**Directive**:
All lines in the records below from the line with "Write the React, TypeScript" through the line with "import * as" are to be given again exactly, both ends included; the pictures are to be left out.

**Extracted entries**:
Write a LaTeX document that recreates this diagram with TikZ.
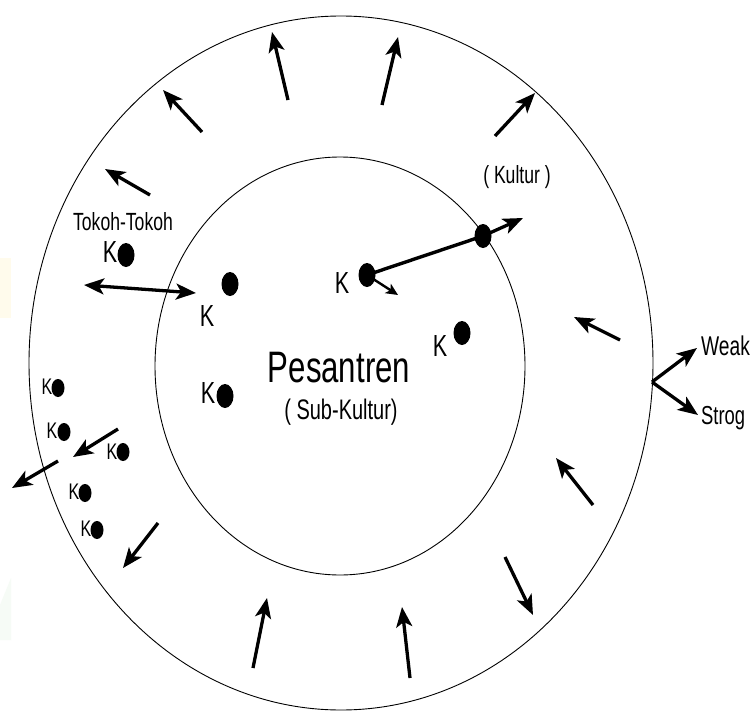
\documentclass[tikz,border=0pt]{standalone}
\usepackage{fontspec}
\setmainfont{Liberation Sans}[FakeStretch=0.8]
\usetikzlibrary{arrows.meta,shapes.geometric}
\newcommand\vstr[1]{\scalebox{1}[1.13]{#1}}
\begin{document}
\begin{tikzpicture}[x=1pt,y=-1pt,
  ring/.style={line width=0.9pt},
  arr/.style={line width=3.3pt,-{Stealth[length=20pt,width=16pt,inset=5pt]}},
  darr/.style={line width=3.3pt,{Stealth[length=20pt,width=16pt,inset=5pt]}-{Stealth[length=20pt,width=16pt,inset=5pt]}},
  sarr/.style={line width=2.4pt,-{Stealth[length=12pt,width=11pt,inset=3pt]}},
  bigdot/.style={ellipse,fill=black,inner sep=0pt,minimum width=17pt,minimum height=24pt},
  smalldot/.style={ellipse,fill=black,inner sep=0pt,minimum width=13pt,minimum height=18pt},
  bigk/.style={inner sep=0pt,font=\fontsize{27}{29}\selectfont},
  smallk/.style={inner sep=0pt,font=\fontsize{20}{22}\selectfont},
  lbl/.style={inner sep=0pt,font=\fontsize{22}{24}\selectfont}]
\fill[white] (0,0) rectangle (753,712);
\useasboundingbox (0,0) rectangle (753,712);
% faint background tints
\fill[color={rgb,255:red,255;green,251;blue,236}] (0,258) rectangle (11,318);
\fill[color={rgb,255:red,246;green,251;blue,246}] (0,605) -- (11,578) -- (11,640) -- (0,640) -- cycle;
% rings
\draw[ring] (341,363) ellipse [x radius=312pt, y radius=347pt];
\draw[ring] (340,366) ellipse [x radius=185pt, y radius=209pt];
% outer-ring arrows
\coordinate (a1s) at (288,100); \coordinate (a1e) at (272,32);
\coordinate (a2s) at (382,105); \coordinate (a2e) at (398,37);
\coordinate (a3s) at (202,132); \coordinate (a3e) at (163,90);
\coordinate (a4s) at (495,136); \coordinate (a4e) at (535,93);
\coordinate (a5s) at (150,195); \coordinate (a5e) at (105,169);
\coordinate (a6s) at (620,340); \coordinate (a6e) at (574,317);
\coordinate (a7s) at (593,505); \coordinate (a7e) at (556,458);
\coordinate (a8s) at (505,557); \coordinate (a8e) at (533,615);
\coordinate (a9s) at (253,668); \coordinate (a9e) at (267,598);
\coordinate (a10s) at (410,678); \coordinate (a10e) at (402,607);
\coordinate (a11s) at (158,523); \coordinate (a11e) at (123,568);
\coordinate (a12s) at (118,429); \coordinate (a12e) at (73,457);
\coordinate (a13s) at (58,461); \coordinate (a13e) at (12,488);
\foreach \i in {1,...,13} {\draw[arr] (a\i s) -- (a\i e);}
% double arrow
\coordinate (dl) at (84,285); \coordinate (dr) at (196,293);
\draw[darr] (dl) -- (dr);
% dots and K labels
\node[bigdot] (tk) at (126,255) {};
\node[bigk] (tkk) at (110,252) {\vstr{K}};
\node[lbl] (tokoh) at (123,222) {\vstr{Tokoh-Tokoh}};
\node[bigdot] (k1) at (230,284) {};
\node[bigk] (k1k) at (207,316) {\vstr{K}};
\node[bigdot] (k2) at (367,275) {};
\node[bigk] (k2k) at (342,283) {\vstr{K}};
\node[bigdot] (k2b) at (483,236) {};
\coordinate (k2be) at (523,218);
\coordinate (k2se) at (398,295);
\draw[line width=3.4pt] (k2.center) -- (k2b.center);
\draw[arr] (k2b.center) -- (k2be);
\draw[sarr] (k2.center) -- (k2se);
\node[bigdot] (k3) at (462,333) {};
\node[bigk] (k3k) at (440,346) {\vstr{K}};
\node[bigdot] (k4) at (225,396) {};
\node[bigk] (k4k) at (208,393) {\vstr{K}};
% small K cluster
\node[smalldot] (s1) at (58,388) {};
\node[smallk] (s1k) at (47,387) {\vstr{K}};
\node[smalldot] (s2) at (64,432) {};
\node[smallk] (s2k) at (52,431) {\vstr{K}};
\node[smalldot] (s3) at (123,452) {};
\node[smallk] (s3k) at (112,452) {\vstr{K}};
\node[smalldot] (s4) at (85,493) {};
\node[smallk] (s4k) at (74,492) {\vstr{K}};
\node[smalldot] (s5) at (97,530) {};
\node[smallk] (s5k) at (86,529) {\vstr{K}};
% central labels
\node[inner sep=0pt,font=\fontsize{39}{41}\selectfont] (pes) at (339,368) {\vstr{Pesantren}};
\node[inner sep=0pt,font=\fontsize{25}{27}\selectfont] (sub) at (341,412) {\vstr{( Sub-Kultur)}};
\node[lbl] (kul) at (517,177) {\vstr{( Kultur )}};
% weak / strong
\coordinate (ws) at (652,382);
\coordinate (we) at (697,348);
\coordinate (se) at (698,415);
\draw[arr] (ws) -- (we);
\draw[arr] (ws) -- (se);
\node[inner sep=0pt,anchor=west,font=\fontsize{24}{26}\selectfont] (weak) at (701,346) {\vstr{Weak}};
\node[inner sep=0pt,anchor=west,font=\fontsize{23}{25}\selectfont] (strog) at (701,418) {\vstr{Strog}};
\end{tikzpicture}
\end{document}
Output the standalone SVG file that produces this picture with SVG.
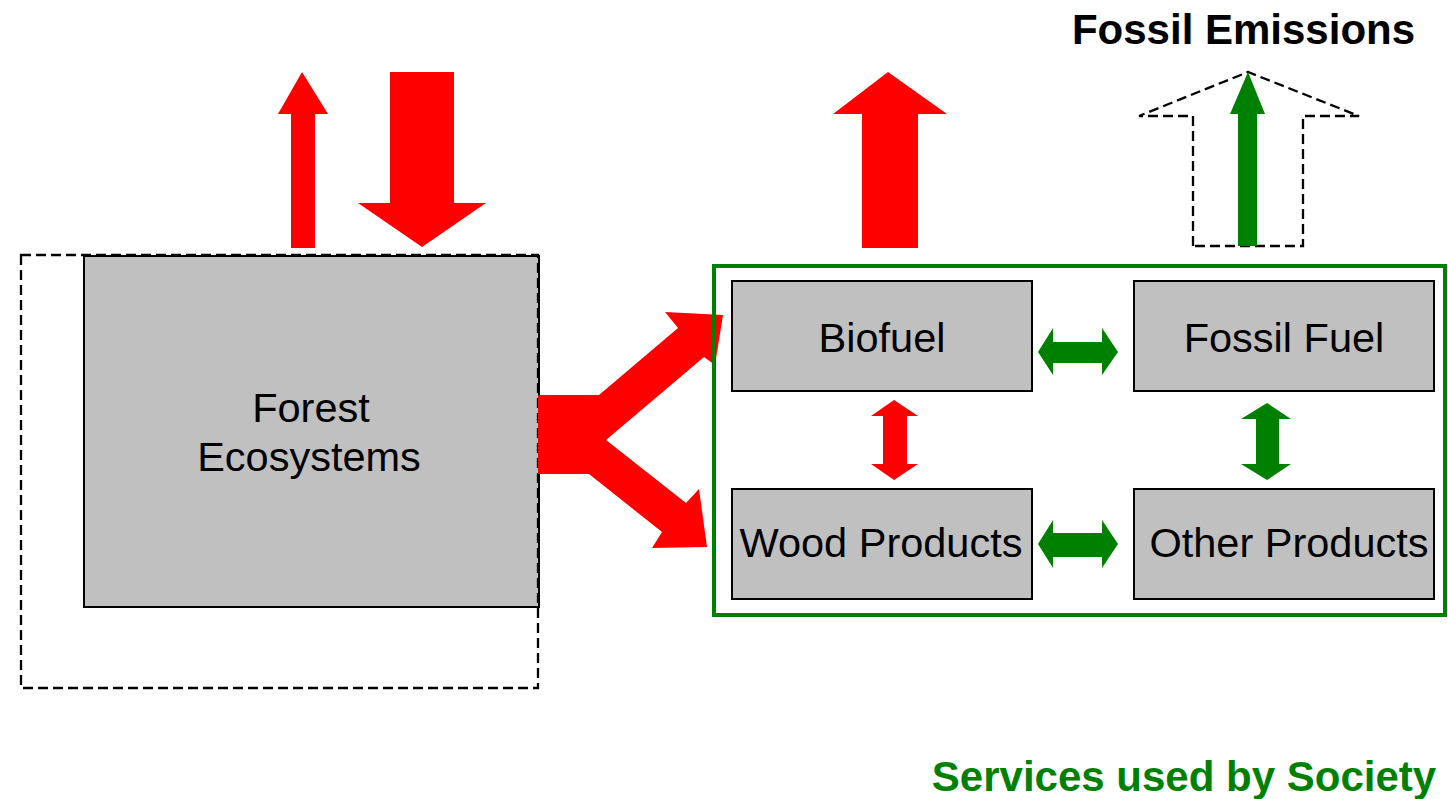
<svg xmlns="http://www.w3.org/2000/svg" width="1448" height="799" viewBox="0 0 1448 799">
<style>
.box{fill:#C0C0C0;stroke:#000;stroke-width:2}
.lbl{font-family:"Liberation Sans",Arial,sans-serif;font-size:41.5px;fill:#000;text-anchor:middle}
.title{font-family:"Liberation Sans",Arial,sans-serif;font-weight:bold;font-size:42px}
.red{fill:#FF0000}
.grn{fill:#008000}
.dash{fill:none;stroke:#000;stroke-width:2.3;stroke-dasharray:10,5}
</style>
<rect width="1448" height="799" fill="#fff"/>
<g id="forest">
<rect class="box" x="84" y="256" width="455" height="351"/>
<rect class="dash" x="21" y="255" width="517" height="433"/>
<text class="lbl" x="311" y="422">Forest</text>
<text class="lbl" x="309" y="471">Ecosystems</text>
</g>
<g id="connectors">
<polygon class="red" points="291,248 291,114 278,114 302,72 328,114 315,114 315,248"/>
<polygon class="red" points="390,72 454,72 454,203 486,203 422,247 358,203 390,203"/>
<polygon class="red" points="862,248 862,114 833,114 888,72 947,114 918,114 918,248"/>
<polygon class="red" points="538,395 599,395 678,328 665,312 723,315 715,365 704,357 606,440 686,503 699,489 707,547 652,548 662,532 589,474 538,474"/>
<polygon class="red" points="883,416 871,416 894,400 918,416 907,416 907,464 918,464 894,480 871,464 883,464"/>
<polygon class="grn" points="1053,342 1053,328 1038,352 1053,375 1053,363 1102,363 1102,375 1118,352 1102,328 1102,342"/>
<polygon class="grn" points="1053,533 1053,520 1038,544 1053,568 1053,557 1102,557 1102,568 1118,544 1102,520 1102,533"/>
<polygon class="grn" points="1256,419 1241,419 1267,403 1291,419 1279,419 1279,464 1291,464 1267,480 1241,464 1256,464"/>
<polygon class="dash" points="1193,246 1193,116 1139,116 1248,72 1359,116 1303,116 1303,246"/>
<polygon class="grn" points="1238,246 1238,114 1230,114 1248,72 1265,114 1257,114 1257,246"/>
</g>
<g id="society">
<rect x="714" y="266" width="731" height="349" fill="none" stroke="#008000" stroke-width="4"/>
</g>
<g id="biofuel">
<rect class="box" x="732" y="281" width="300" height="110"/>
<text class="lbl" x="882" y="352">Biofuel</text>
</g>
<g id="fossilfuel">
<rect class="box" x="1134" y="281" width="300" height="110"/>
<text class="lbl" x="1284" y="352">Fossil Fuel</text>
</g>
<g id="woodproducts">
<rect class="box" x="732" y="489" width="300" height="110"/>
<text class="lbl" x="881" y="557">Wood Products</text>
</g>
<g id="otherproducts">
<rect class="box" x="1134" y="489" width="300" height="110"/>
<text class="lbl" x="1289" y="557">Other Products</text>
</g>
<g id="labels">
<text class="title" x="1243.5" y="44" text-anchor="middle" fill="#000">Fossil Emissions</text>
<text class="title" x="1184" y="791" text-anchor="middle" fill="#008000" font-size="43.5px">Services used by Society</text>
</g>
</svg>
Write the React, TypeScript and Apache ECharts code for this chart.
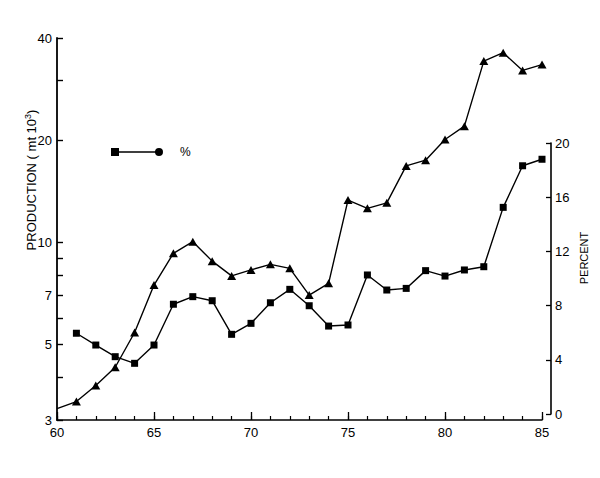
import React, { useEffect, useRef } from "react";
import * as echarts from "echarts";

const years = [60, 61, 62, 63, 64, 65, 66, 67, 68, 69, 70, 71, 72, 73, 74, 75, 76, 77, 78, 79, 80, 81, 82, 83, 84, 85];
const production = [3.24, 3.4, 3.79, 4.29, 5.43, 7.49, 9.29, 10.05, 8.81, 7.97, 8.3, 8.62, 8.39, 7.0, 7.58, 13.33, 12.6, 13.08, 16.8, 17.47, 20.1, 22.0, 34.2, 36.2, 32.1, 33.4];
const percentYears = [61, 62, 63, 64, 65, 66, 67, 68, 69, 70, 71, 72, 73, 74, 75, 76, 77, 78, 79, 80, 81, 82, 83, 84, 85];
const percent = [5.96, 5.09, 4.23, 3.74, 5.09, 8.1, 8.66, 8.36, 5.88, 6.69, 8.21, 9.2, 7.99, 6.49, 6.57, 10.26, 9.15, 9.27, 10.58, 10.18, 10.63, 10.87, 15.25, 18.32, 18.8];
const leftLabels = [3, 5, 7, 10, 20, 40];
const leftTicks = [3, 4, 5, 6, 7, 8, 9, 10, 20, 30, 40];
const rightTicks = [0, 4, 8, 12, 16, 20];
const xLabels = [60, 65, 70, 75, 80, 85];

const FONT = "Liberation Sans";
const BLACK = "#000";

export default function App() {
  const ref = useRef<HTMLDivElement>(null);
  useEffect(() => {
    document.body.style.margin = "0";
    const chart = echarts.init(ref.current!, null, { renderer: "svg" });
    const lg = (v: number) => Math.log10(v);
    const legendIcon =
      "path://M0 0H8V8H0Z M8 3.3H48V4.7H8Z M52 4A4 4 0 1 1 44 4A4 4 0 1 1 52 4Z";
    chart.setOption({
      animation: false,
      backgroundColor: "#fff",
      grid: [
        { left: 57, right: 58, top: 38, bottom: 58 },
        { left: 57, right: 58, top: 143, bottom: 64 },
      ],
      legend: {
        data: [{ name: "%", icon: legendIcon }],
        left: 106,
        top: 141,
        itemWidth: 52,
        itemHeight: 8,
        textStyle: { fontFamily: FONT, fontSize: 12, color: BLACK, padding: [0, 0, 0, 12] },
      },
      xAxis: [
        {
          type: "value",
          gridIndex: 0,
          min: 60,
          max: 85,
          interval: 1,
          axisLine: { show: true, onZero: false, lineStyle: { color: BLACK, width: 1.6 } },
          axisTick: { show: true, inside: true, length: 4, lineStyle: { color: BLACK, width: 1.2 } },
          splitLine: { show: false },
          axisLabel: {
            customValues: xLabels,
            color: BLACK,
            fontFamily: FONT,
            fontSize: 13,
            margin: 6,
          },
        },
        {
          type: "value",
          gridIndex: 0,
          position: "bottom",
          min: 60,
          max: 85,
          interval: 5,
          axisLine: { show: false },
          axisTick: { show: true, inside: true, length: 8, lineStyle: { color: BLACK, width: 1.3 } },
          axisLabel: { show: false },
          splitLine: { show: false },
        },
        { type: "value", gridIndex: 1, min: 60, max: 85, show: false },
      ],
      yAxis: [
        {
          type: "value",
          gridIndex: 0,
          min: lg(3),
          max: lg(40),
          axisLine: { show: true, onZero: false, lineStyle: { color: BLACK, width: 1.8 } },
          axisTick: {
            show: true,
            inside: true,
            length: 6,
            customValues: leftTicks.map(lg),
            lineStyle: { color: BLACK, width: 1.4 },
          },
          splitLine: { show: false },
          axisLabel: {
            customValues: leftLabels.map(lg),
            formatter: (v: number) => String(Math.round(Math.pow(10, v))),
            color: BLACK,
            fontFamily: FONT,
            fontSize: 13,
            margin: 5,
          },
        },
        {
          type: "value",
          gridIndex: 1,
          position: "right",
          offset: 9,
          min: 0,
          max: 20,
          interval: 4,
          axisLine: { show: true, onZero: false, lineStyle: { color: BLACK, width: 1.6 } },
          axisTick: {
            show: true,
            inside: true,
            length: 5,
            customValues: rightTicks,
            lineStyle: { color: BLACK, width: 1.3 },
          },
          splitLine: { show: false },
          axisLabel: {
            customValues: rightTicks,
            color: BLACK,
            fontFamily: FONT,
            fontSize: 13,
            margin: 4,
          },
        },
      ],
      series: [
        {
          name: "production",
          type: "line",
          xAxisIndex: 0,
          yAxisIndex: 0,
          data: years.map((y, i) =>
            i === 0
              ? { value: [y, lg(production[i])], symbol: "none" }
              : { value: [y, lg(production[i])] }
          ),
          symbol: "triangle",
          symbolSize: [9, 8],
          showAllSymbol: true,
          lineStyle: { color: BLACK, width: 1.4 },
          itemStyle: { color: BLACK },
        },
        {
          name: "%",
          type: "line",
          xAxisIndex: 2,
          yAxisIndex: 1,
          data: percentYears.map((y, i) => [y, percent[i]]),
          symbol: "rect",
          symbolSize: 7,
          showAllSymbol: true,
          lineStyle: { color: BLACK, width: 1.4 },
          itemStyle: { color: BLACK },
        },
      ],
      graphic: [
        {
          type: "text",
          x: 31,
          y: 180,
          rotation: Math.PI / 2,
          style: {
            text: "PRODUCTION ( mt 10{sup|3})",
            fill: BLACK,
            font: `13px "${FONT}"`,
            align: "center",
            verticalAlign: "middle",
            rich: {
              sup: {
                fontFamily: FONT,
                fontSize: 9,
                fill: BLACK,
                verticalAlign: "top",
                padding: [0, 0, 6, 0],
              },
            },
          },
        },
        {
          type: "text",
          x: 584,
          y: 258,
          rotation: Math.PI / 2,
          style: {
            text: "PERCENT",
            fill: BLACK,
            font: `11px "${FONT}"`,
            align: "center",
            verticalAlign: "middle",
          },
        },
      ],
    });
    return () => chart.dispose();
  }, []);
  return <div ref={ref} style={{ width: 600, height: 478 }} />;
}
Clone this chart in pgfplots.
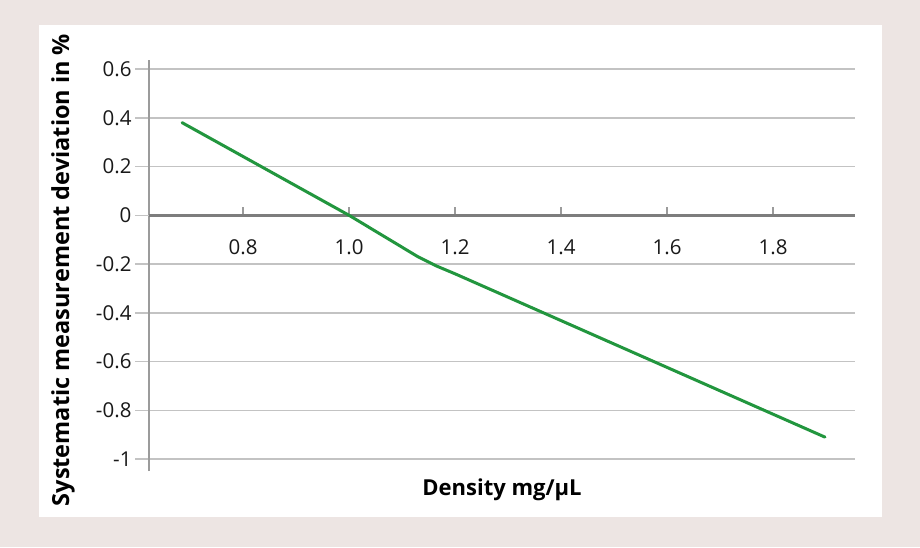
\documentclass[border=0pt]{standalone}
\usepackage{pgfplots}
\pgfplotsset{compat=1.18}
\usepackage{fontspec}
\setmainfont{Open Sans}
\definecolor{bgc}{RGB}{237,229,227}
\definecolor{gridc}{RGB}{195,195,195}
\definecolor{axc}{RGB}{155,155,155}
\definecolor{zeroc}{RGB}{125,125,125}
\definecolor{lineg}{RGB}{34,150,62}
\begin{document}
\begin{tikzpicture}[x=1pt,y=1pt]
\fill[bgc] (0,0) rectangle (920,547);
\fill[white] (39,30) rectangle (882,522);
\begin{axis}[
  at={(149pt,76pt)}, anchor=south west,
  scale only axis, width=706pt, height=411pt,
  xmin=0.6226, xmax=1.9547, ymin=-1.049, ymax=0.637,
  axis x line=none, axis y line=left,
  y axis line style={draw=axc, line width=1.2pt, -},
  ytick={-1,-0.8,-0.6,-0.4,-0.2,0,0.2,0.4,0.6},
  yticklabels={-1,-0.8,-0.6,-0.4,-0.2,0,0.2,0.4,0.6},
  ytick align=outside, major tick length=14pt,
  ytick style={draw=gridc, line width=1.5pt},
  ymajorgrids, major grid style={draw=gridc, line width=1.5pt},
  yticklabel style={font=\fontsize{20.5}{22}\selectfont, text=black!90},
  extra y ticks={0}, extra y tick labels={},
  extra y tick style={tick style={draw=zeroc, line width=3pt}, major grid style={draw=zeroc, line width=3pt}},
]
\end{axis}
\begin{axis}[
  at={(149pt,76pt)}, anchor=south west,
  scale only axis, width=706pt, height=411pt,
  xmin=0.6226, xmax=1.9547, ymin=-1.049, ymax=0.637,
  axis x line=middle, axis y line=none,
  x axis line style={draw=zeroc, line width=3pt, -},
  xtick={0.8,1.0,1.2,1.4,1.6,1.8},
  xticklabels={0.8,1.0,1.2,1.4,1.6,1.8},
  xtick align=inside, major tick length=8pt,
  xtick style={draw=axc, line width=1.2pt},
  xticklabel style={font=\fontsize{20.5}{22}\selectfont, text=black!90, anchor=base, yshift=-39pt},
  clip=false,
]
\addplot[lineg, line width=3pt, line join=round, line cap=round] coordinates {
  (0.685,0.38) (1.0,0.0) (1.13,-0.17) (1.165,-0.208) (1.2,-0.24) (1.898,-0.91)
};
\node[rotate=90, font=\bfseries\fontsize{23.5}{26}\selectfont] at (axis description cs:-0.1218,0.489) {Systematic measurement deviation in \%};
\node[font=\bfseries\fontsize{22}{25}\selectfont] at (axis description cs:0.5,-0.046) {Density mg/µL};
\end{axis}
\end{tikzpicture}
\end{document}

**Solution to this problem**:
Write the React, TypeScript and Apache ECharts code for this chart.
import React, { useEffect, useRef } from "react";
import * as echarts from "echarts";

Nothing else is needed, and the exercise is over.